Eclecticology (Ray Saintonge) wrote in part:
Maveric149 (Daniel Mayer) wrote:
Again blacklisting terms is *very* bad and reminds me of something I read in the appendix of the book 1984 in which Orwell described Newspeak. The goal of the totalitarian state in 1984 had with Newspeak was thought control: By dropping certain terms from the language the concepts behind those terms would fall away from the conscious thoughts of people. Eliminating the word "freedom" for example, would help to stop the transmission of freedom-oriented ideas and thus would ease any want in the population for it.
Orwell's society did not ban the word "freedom". It just reserved the right to insist that you understood it in a politically correct way. Totalitarian principles are more effectively spread when the subject population believes that it has freely adopted those ideas.
Point of information:
I read 1984 again just last month, and this very word (well, the adjective "free") is addressed in the appendix.
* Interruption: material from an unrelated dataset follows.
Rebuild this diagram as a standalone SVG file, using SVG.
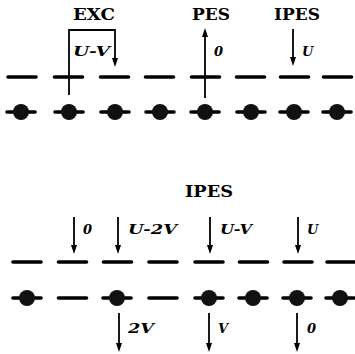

Newspeak /did/ ban the word "free" (in its political sense) /entirely/. They did /not/ merely insists that you call Ingsoc free and dissent unfree. They wanted to make it /impossible/ for somebody to say something like "Hold on a minute -- maybe Ingsoc is not free after all!". A big point of Newspeak -- and how it went /beyond/ efforts in the USSR -- was the elimination, not merely restriction, of terms, for this reason.
BTW, the word "free" did survive in Newspeak, but in a different sense. You could say "My apartment is not free of cockroaches.", but not "My life under Ingsoc is not free." -- /that/ would be meaningless.
All in all, comparing Newspeak to political correctness is a huge exaggeration -- Newspeak just goes beyond anything that has occured in the real world (and thank goodness!). That was part of Orwell's point -- the other part of his point being that Newspeak might not be such an exaggeration in 1984. (Thank goodness that it still is!)